Langage et clarification du sens
Les idées fondamentales du positivisme logique étaient grosso modo les suivantes : la tâche authentique de la philosophie est de clarifier le sens des concepts et des affirmations de base (en particulier ceux de la science) – et non de tenter de répondre à des questions sans réponse, comme celles concernant la nature de la réalité ultime ou de l’Absolu. Dans la mesure où une métaphysique de type hégélien extrêmement ambitieuse, d’orientation idéaliste et absolutiste, était encore répandue dans les pays de langue allemande, nombreux étaient ceux qui pensaient qu’un antidote était nécessaire de toute urgence. En outre, les positivistes logiques n’avaient que du mépris et de la dérision pour les idées de l’existentialiste allemand Martin Heidegger, dont les recherches sur des questions telles que « Pourquoi y a-t-il quelque chose ? » et « Pourquoi ce qu’il y a est-il tel qu’il est ? » et dont les déclarations sur le Néant (par exemple, « le Néant pas ») leur semblaient non seulement stériles mais tellement confuses qu’elles en devenaient absurdes. Les positivistes logiques considéraient la métaphysique comme une façon désespérément futile d’essayer de faire ce que le grand art, et surtout la poésie et la musique, font déjà avec efficacité et succès. Selon eux, ces activités sont l’expression de visions, de sentiments et d’émotions et, en tant que telles, elles sont parfaitement légitimes tant qu’elles ne prétendent pas à une véritable connaissance ou représentation de la réalité. Ce que le positivisme logique recommandait positivement, en revanche, c’était une logique et une méthodologie des hypothèses de base et des procédures de validation de la connaissance et de l’évaluation.
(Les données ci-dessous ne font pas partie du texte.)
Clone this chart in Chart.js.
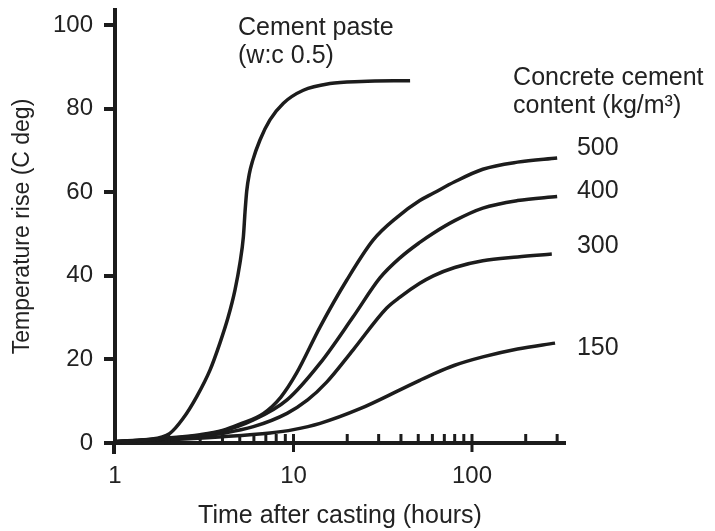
<!DOCTYPE html>
<html>
<head>
<meta charset="utf-8">
<script src="https://cdn.jsdelivr.net/npm/chart.js@4.4.1/dist/chart.umd.min.js"></script>
<style>
  html, body { margin: 0; padding: 0; background: #fff; }
  #wrap { width: 715px; height: 531px; }
</style>
</head>
<body>
<div id="wrap"><canvas id="chart"></canvas></div>
<script>
// temperature rise curves, hours after casting vs C deg
const pasteHours = [1, 1.5, 2.03, 2.41, 2.87, 3.41, 3.87, 4.31, 4.70, 5.01, 5.24, 5.35, 5.47, 5.65, 5.9, 6.49, 7.38, 8.78, 11.35, 16, 24, 45];
const pasteRise  = [0.3, 0.8, 2.3, 5.9, 11.1, 17.5, 23.9, 30.2, 36.6, 43, 49.4, 55.2, 60.3, 64.3, 67.5, 72.5, 77.3, 81.3, 84.4, 86.0, 86.5, 86.7];

const c500Hours = [1, 2, 3, 4, 5, 6.8, 8.5, 10.4, 14.1, 19.9, 28, 38, 51, 61, 80, 115, 180, 300];
const c500Rise  = [0.3, 1.2, 2.0, 3.0, 4.5, 7.1, 11, 16.7, 27.8, 39, 48.6, 54, 58, 59.8, 62.5, 65.5, 67.2, 68.2];

const c400Hours = [1, 2, 3, 4, 5.96, 9.2, 14.1, 21.6, 30.5, 39.5, 51, 60.7, 80, 115, 180, 300];
const c400Rise  = [0.3, 1.1, 1.8, 2.8, 5.5, 10.3, 19.1, 30.2, 39.5, 44.3, 48, 50.2, 53.2, 56.2, 58, 59];

const c300Hours = [1, 2, 3, 4, 5.96, 9.2, 12, 15.3, 21.6, 33.3, 39.5, 51, 60.7, 80, 115, 180, 280];
const c300Rise  = [0.3, 1.0, 1.6, 2.3, 3.9, 7.1, 10.3, 14.5, 22.3, 32.3, 34.9, 38.2, 40.0, 42.0, 43.6, 44.5, 45.2];

const c150Hours = [1, 2, 4, 7.4, 10, 14.1, 23.6, 39.5, 51, 60.7, 80, 115, 180, 292];
const c150Rise  = [0.3, 0.8, 1.5, 2.4, 3.2, 4.7, 8.2, 12.7, 15.0, 16.5, 18.6, 20.6, 22.5, 23.9];

const yTicks = [0, 20, 40, 60, 80, 100];
const xMajorTicks = [1, 10, 100];
const xMinorTicks = [2, 3, 4, 5, 6, 7, 8, 9, 20, 30, 40, 50, 60, 70, 80, 90, 200, 300];

const INK = '#1c1c1c';
const TEXT = '#222';
const FONT = "'Liberation Sans', Arial, Helvetica, sans-serif";

// text placed beside the curves, in data units
const notes = [
  { text: 'Cement paste', x: 4.89, y: 99.3 },
  { text: '(w:c 0.5)', x: 4.89, y: 92.6 },
  { text: 'Concrete cement', x: 170, y: 87.3 },
  { text: 'content (kg/m\u00B3)', x: 170, y: 80.5 },
  { text: '500', x: 387, y: 70.6 },
  { text: '400', x: 387, y: 60.2 },
  { text: '300', x: 387, y: 47.0 },
  { text: '150', x: 387, y: 22.7 }
];

const toPoints = (xs, ys) => xs.map((x, i) => ({ x: x, y: ys[i] }));

const curve = (label, xs, ys) => ({
  label: label,
  data: toPoints(xs, ys),
  borderColor: INK,
  borderWidth: 3.5,
  pointRadius: 0,
  fill: false,
  cubicInterpolationMode: 'monotone',
  clip: 6
});

// inward x ticks, y axis stub below the origin, and the curve notes
const extras = {
  id: 'extras',
  afterDraw(chart) {
    const { ctx, chartArea } = chart;
    const xs = chart.scales.x, ys = chart.scales.y;
    const base = ys.getPixelForValue(0);
    ctx.save();
    ctx.strokeStyle = INK;
    ctx.lineCap = 'butt';
    ctx.lineWidth = 3;
    xMinorTicks.forEach(v => {
      const px = xs.getPixelForValue(v);
      ctx.beginPath();
      ctx.moveTo(px, base);
      ctx.lineTo(px, base - 9);
      ctx.stroke();
    });
    xMajorTicks.slice(1).forEach(v => {
      const px = xs.getPixelForValue(v);
      ctx.beginPath();
      ctx.moveTo(px, base - 9);
      ctx.lineTo(px, base + 9);
      ctx.stroke();
    });
    ctx.lineWidth = 4;
    ctx.beginPath();
    ctx.moveTo(chartArea.left - 1, base);
    ctx.lineTo(chartArea.left - 1, base + 11);
    ctx.stroke();

    ctx.fillStyle = TEXT;
    ctx.font = '25px ' + FONT;
    ctx.textAlign = 'left';
    ctx.textBaseline = 'middle';
    notes.forEach(n => {
      ctx.fillText(n.text, xs.getPixelForValue(n.x), ys.getPixelForValue(n.y));
    });
    ctx.restore();
  }
};

new Chart(document.getElementById('chart'), {
  type: 'line',
  data: {
    datasets: [
      curve('Cement paste', pasteHours, pasteRise),
      curve('500', c500Hours, c500Rise),
      curve('400', c400Hours, c400Rise),
      curve('300', c300Hours, c300Rise),
      curve('150', c150Hours, c150Rise)
    ]
  },
  options: {
    responsive: true,
    maintainAspectRatio: false,
    animation: false,
    layout: { padding: { top: 10, right: 150, left: 0, bottom: 0 } },
    plugins: {
      legend: { display: false },
      tooltip: { enabled: false }
    },
    scales: {
      x: {
        type: 'logarithmic',
        position: 'bottom',
        min: 1,
        max: 332,
        afterBuildTicks: s => { s.ticks = xMajorTicks.map(v => ({ value: v })); },
        afterFit: s => { s.height = 88; s.paddingLeft = 0; s.paddingRight = 0; },
        grid: { display: false, drawTicks: false },
        border: { display: true, color: INK, width: 4 },
        ticks: {
          color: TEXT,
          font: { family: FONT, size: 24 },
          padding: 19,
          maxRotation: 0,
          autoSkip: false,
          callback: v => String(v)
        },
        title: {
          display: true,
          text: 'Time after casting (hours)',
          color: TEXT,
          font: { family: FONT, size: 25 },
          padding: { top: 0, bottom: 0 }
        }
      },
      y: {
        type: 'linear',
        min: 0,
        max: 103.6,
        afterBuildTicks: s => { s.ticks = yTicks.map(v => ({ value: v })); },
        afterFit: s => { s.width = 115; s.paddingTop = 0; s.paddingBottom = 0; },
        grid: {
          display: true,
          drawOnChartArea: false,
          drawTicks: true,
          tickLength: 11,
          lineWidth: 4,
          color: INK
        },
        border: { display: true, color: INK, width: 4 },
        ticks: {
          color: TEXT,
          font: { family: FONT, size: 24 },
          padding: 11
        },
        title: {
          display: true,
          text: 'Temperature rise (C deg)',
          color: TEXT,
          font: { family: FONT, size: 23 },
          padding: { top: 9, bottom: 0 }
        }
      }
    }
  },
  plugins: [extras]
});
</script>
</body>
</html>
Une compréhension adéquate des fonctions du langage et des différents types de signification était une autre des contributions fondamentalement importantes des positivistes logiques. La communication et le langage servent des objectifs très divers : l’un est la représentation des faits, ou des régularités de la nature et de la société ; un autre est la transmission d’images, l’expression et l’éveil d’émotions ; un troisième est le déclenchement, l’orientation ou la modification d’actions. Ainsi, ils ont distingué la signification cognitive-factuelle de la signification expressive et évocatrice (ou émotive) des mots et des phrases. Il était admis que dans la plupart des énoncés de la vie quotidienne (et même de la science), ces deux types de signification sont combinés ou fusionnés. Cependant, les positivistes logiques insistaient sur le fait que le type d’expression et d’appel émotionnel ne devait pas être confondu avec un type de signification véritablement cognitive. Dans des expressions telles que les impératifs moraux, les admonitions et les exhortations, il y a, bien sûr, un noyau factuellement significatif – c’est-à-dire concernant les conséquences (probables) de diverses actions. Mais l’élément normatif – exprimé par des mots tels que ought, should, right, et leurs négations (comme dans « Thou shalt not…. ») – n’est pas en soi cognitivement significatif, mais a principalement une signification émotionnelle et motivative.
Les premières déclarations sur les jugements de valeur morale, telles que celles de Carnap ou de A.J. Ayer, un positiviste britannique plus radical, semblaient choquer de nombreux philosophes, pour qui il semblait que, dans leur formulation négligente, les normes morales devaient être traitées comme des expressions de goût. Tout aussi choquante était leur condamnation de toutes les affirmations morales, esthétiques et métaphysiques comme étant des non-sens (c’est-à-dire une absence totale de signification factuelle). Des analyses plus adéquates et plus délicates, comme celle du positiviste américain Charles Stevenson, allaient bientôt corriger et modifier ces extrêmes. En répartissant correctement les composantes cognitives et normatives (motivatives) des déclarations de valeur, de nombreux penseurs ont rendu plus acceptable la vision positiviste des jugements de valeur, à l’origine sévère et peu plausible. Néanmoins, il y a – dans chaque point de vue positiviste – un élément inéluctable d’engagement de base, non cognitif, dans l’acceptation des normes morales, ou même esthétiques.